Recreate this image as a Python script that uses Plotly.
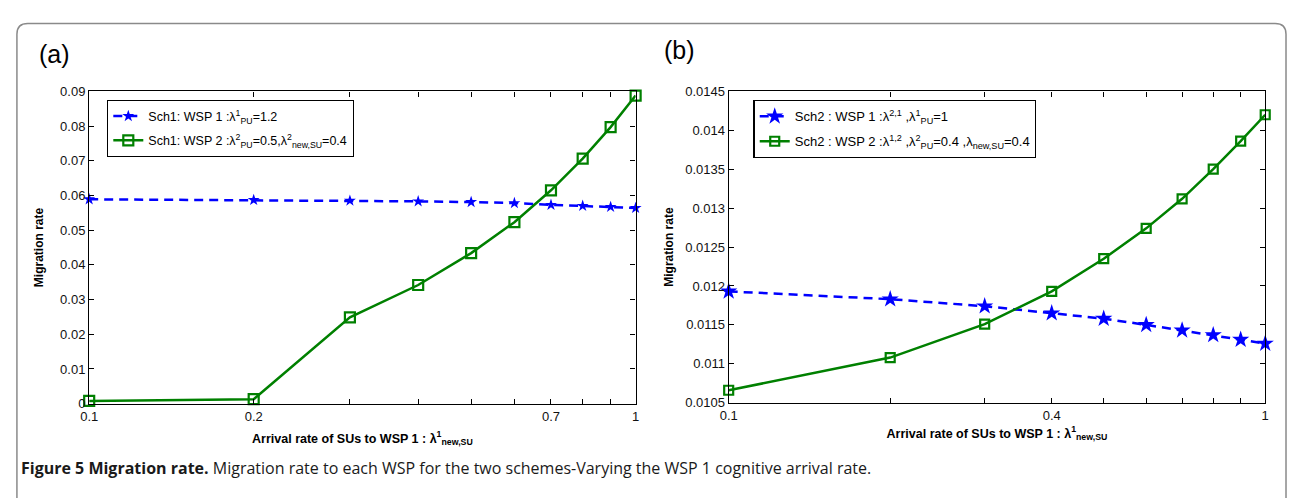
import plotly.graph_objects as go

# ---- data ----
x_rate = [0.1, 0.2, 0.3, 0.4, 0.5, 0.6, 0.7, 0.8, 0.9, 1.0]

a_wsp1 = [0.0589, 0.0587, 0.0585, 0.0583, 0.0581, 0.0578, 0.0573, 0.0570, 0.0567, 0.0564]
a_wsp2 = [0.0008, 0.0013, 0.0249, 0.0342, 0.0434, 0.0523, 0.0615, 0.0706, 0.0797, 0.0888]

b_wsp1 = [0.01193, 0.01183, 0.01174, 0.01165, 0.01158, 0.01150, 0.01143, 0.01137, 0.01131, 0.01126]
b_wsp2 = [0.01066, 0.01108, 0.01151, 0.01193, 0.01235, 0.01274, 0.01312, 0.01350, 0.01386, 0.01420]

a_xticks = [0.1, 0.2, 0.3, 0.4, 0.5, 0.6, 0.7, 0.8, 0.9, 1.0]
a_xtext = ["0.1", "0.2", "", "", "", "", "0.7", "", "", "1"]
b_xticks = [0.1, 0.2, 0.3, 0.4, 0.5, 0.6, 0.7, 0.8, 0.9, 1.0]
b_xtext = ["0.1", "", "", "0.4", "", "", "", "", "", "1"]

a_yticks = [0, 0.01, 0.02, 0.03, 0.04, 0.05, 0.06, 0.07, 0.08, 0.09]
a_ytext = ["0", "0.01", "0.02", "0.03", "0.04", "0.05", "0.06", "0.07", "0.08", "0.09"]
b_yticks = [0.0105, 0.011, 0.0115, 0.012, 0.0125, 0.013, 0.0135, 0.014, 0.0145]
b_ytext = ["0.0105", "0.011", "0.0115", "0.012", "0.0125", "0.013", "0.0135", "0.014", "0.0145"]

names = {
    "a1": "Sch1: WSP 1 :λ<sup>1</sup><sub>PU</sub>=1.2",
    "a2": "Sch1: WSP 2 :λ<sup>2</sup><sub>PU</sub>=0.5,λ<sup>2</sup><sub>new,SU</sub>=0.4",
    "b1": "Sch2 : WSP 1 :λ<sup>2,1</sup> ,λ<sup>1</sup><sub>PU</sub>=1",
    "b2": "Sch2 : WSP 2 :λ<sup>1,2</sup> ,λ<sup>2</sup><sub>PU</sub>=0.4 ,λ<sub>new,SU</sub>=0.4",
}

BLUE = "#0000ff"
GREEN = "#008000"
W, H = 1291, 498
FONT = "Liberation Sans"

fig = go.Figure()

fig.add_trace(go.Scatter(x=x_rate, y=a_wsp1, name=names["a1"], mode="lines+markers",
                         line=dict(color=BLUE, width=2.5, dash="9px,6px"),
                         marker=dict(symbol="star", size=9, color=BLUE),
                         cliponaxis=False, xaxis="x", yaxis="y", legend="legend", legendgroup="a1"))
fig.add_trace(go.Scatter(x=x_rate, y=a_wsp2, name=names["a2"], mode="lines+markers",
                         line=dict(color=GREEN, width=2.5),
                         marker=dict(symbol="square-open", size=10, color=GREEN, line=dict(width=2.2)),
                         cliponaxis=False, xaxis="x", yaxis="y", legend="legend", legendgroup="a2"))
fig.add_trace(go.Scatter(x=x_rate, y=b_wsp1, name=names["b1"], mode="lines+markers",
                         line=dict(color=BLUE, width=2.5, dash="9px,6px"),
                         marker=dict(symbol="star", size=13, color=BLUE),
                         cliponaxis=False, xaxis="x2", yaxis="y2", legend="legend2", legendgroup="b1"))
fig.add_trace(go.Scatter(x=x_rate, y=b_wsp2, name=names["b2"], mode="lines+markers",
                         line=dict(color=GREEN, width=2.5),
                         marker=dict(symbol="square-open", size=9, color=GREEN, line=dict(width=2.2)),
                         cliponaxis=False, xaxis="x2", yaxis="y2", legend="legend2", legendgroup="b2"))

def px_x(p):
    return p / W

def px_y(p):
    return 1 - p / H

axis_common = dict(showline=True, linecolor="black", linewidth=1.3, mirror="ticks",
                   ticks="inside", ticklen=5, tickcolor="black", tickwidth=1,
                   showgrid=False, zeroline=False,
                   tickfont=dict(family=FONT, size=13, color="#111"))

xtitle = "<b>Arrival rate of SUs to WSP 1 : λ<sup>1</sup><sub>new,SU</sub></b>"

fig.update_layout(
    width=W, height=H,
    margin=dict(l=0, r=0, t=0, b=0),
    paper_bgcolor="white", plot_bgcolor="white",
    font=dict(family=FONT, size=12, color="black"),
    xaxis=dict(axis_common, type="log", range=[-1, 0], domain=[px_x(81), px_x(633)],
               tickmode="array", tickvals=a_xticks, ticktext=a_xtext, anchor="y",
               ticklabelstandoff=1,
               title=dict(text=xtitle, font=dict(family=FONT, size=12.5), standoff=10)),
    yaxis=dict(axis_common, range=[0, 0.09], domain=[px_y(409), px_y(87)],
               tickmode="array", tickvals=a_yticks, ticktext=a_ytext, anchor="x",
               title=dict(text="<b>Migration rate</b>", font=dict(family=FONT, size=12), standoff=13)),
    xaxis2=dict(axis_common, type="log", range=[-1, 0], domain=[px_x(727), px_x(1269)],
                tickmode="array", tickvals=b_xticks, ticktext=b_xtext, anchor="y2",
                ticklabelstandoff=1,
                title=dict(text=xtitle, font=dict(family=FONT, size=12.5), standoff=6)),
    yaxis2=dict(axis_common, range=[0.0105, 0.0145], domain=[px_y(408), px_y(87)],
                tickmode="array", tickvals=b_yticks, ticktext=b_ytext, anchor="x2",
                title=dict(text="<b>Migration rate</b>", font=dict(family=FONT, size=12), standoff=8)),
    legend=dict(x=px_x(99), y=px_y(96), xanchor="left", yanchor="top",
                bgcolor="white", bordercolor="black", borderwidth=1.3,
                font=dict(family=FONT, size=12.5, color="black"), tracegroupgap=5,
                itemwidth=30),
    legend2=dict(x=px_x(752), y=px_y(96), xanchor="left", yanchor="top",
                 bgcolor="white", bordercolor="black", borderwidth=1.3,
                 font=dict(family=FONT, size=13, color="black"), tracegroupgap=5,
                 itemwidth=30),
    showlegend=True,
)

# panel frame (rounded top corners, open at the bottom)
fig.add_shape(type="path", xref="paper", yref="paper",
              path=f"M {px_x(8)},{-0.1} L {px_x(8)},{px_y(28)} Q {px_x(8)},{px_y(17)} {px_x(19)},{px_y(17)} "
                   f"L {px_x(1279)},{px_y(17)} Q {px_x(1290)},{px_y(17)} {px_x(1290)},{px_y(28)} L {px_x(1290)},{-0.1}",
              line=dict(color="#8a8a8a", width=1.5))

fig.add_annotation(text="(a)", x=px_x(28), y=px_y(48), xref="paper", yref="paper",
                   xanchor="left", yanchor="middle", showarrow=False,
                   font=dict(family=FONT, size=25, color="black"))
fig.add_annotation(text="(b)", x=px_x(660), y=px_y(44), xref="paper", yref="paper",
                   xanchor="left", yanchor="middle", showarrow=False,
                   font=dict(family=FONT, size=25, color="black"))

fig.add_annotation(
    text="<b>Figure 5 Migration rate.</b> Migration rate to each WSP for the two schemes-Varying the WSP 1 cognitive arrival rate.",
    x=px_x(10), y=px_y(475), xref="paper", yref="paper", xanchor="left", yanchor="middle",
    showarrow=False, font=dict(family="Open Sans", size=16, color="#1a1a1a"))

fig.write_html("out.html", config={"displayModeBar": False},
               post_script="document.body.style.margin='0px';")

**THE TASK**: Copy nothing but the lines from the first one in the listing through the line with "0.0706, 0.0797, 0.0888]", and omit the pictures.

**ANSWER TO THE EXERCISE**:
Recreate this image as a Python script that uses Plotly.
import plotly.graph_objects as go

# ---- data ----
x_rate = [0.1, 0.2, 0.3, 0.4, 0.5, 0.6, 0.7, 0.8, 0.9, 1.0]

a_wsp1 = [0.0589, 0.0587, 0.0585, 0.0583, 0.0581, 0.0578, 0.0573, 0.0570, 0.0567, 0.0564]
a_wsp2 = [0.0008, 0.0013, 0.0249, 0.0342, 0.0434, 0.0523, 0.0615, 0.0706, 0.0797, 0.0888]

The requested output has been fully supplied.